**Supplied records**.
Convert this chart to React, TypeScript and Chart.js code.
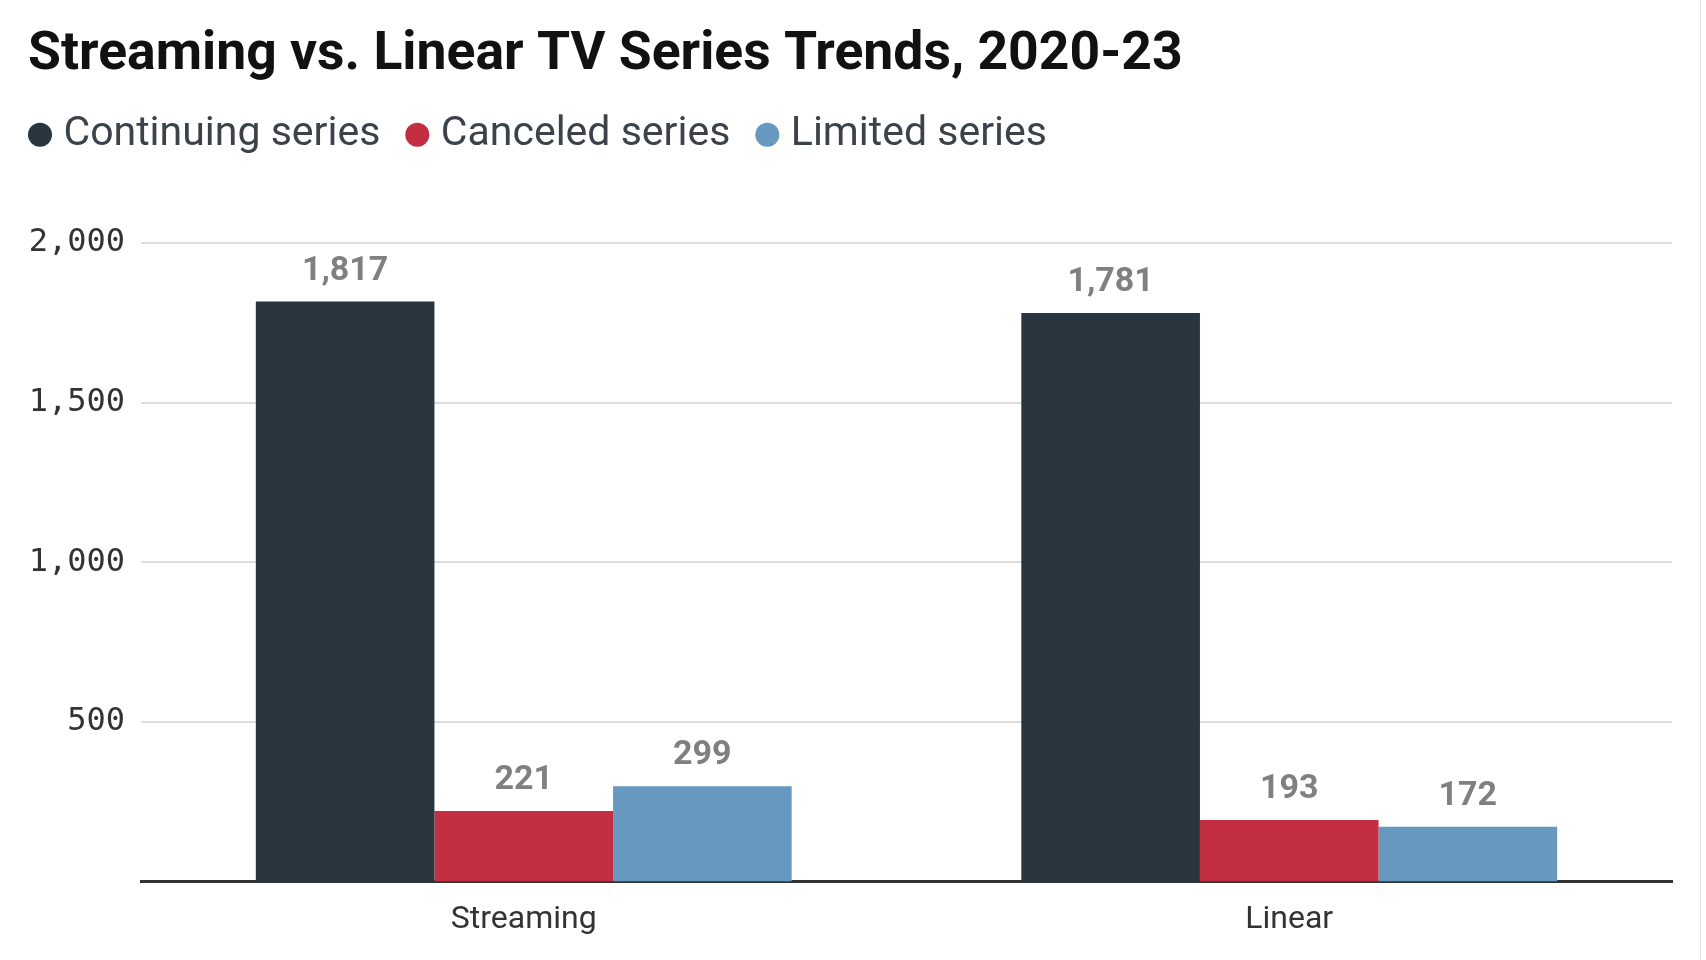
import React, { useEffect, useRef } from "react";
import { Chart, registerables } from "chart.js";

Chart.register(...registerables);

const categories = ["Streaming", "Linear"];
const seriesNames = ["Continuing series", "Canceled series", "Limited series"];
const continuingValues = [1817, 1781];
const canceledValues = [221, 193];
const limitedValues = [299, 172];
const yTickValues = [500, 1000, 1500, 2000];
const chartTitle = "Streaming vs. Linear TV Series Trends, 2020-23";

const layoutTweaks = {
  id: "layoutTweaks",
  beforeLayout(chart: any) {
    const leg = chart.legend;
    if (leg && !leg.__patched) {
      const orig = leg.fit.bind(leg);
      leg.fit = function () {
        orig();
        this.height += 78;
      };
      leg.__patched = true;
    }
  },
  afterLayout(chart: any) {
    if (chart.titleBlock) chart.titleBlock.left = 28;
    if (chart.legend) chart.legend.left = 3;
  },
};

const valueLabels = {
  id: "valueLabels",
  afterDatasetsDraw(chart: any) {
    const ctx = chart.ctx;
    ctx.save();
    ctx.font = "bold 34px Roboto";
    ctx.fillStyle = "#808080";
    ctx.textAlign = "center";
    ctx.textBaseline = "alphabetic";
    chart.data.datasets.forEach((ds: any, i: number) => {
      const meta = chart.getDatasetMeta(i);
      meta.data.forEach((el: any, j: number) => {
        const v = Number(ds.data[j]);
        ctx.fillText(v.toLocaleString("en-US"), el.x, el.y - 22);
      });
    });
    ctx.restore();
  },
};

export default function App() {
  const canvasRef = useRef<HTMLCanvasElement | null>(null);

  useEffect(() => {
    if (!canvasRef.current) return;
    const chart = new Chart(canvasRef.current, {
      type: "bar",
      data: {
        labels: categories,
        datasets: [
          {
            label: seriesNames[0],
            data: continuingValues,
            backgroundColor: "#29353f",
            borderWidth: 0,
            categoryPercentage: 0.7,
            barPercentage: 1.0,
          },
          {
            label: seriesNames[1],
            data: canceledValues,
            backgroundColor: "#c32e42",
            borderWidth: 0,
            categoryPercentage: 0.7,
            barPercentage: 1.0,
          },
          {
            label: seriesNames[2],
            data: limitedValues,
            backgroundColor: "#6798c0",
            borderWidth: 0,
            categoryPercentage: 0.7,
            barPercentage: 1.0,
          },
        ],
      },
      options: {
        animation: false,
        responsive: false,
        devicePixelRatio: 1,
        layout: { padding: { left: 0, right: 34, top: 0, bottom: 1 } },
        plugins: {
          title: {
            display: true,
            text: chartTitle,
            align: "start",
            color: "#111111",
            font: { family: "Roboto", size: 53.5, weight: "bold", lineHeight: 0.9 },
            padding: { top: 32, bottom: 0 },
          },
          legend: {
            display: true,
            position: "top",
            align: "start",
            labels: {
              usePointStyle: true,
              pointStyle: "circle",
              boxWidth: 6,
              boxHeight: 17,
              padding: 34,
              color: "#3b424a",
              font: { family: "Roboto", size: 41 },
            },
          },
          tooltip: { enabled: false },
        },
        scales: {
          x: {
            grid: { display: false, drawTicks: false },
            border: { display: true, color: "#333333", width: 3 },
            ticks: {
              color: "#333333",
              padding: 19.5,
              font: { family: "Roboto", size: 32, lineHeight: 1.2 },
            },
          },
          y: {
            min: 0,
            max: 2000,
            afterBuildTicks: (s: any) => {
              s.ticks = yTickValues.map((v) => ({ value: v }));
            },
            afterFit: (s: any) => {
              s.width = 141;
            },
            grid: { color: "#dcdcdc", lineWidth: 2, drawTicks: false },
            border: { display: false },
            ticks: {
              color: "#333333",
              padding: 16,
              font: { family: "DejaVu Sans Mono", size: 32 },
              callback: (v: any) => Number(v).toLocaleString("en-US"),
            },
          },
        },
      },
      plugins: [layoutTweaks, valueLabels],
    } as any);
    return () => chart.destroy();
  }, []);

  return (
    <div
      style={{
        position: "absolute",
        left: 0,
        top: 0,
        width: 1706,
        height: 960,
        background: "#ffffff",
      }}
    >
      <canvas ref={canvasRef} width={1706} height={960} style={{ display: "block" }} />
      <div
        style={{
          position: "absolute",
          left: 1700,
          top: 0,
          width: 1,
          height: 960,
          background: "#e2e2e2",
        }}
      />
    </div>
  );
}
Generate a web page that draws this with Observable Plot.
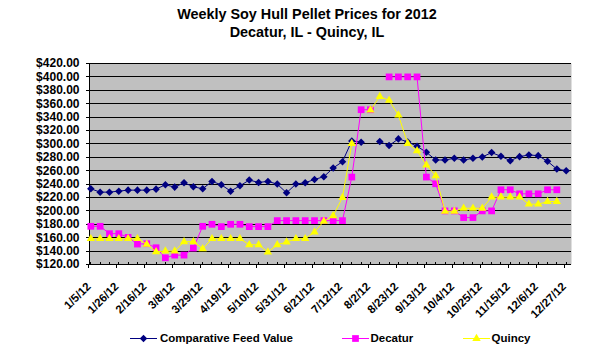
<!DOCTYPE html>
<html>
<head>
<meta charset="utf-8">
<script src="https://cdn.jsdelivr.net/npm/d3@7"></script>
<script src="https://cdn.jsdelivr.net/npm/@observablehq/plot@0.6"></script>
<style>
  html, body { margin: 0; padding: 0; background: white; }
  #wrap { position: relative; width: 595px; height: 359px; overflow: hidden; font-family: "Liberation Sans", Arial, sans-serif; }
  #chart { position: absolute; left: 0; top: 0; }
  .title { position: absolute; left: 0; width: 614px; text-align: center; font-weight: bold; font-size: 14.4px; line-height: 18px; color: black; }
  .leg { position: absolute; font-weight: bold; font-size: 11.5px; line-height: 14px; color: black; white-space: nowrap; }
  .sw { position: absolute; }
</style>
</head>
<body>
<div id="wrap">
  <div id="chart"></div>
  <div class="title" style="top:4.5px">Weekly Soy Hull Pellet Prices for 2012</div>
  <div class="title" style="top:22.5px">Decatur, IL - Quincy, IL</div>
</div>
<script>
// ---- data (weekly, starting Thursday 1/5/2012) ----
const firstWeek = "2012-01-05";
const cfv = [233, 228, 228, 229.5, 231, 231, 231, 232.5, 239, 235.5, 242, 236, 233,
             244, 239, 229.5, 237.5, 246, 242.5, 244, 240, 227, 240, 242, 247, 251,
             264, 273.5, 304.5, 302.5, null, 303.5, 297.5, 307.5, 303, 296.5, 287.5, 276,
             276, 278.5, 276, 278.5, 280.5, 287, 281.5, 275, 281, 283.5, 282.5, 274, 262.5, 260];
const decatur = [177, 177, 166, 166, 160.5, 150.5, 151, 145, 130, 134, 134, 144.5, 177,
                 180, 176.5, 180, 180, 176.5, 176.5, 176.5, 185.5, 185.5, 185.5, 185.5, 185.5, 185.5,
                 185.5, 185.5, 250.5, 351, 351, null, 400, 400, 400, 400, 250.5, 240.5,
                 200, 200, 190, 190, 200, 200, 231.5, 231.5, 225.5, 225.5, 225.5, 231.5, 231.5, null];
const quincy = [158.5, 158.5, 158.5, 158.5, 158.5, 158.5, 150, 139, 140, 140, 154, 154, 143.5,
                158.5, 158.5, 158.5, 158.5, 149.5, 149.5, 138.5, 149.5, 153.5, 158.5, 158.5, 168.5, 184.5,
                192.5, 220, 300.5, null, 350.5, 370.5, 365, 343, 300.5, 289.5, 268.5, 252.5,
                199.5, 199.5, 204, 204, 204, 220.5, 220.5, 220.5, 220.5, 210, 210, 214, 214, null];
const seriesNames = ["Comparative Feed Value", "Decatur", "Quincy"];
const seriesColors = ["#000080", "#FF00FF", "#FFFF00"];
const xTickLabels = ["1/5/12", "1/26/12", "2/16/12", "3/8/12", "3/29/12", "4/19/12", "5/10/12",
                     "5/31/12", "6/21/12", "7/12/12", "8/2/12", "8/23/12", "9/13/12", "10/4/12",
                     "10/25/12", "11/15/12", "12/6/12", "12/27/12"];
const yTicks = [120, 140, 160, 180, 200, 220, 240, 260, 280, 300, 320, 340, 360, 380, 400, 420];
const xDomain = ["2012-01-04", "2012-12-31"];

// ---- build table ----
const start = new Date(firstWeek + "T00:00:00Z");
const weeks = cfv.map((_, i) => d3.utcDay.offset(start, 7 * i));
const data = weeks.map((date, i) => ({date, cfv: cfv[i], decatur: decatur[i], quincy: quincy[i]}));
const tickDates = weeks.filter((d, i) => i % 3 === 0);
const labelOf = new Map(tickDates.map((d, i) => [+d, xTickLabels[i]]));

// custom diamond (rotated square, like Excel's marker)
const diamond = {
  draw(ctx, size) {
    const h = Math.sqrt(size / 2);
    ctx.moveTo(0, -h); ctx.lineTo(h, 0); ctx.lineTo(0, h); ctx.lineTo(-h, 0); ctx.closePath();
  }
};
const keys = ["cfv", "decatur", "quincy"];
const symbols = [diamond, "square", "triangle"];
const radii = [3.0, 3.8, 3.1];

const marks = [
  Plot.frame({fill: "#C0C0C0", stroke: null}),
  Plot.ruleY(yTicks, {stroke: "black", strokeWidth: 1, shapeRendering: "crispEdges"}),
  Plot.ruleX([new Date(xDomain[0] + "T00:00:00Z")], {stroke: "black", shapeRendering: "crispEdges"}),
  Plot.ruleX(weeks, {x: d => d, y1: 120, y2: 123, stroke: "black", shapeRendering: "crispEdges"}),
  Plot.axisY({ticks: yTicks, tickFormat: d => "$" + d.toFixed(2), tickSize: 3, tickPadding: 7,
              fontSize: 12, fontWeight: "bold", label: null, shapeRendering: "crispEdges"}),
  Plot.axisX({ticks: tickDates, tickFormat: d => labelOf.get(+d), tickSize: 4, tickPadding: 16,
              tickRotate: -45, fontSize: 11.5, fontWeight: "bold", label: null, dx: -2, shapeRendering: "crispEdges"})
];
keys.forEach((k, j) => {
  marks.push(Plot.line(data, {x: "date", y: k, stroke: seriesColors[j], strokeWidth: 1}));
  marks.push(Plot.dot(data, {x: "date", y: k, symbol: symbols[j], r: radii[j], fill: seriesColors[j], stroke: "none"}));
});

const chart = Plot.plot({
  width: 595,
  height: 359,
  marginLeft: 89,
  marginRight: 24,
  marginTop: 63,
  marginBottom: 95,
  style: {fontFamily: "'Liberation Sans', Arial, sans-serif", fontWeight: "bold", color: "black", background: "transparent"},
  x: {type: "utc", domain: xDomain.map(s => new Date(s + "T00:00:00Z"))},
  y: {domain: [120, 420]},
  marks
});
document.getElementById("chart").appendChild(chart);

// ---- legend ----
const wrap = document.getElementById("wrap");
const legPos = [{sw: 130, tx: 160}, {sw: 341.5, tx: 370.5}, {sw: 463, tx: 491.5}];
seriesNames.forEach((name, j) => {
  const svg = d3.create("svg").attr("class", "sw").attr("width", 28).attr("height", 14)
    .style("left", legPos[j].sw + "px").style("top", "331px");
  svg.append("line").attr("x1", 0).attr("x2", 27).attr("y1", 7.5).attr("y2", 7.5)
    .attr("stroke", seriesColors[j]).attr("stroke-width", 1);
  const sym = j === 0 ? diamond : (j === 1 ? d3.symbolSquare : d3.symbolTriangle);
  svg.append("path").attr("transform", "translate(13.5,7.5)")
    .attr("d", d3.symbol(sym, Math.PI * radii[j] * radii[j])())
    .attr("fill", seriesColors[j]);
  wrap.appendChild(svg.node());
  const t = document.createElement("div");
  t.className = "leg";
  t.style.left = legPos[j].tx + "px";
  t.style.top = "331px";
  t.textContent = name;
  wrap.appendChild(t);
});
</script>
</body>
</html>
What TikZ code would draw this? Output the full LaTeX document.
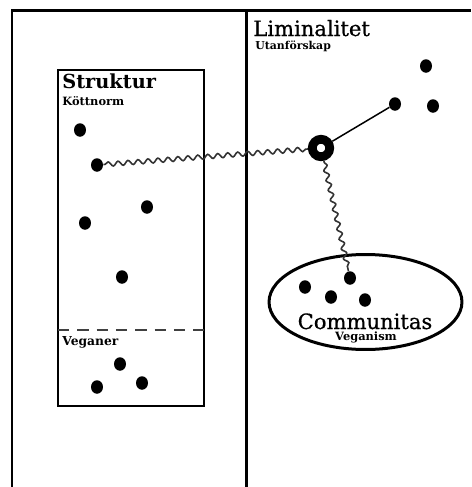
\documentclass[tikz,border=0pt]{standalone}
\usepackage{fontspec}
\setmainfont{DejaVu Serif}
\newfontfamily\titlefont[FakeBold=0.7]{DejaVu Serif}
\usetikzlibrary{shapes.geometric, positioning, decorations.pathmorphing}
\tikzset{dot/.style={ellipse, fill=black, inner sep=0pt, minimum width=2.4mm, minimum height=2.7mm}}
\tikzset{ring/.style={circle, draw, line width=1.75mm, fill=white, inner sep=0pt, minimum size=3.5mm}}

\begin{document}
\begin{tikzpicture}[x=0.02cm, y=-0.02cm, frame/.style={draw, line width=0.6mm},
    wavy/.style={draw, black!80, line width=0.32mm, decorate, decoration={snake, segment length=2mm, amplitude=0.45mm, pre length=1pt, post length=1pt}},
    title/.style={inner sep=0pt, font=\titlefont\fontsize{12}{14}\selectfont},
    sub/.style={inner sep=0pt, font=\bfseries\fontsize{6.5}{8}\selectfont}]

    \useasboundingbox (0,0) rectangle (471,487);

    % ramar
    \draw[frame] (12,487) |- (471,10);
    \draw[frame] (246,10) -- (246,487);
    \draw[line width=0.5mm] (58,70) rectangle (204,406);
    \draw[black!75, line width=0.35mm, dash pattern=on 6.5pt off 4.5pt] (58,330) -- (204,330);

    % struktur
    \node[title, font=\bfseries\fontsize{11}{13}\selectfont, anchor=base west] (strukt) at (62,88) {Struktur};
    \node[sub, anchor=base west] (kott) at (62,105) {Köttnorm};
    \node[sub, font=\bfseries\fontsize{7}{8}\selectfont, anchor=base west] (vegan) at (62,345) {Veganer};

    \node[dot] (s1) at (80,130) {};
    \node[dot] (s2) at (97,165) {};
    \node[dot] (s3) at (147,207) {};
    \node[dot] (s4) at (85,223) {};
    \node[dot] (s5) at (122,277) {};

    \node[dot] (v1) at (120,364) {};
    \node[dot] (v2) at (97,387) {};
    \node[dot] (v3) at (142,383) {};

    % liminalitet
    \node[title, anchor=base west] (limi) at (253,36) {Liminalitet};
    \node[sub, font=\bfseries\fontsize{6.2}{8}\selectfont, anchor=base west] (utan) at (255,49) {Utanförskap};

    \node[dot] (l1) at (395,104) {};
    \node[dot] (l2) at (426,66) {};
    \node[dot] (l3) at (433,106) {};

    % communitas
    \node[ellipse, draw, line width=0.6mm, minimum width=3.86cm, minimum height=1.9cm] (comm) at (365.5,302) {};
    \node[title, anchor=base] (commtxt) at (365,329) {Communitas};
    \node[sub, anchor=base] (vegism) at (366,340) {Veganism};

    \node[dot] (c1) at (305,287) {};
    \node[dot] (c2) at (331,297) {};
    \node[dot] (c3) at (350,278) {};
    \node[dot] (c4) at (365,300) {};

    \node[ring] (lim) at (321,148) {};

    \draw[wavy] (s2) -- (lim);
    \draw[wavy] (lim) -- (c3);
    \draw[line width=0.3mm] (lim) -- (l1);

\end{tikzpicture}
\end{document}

**Direction**. Leave the pictures out and repeat exactly the lines from the beginning of the records to the line bearing "Chart.register(...registerables);", both ends counted.

**Written solution**.
Convert this chart to React, TypeScript and Chart.js code.
import React, { useEffect, useRef } from "react";
import { Chart, registerables } from "chart.js";

Chart.register(...registerables);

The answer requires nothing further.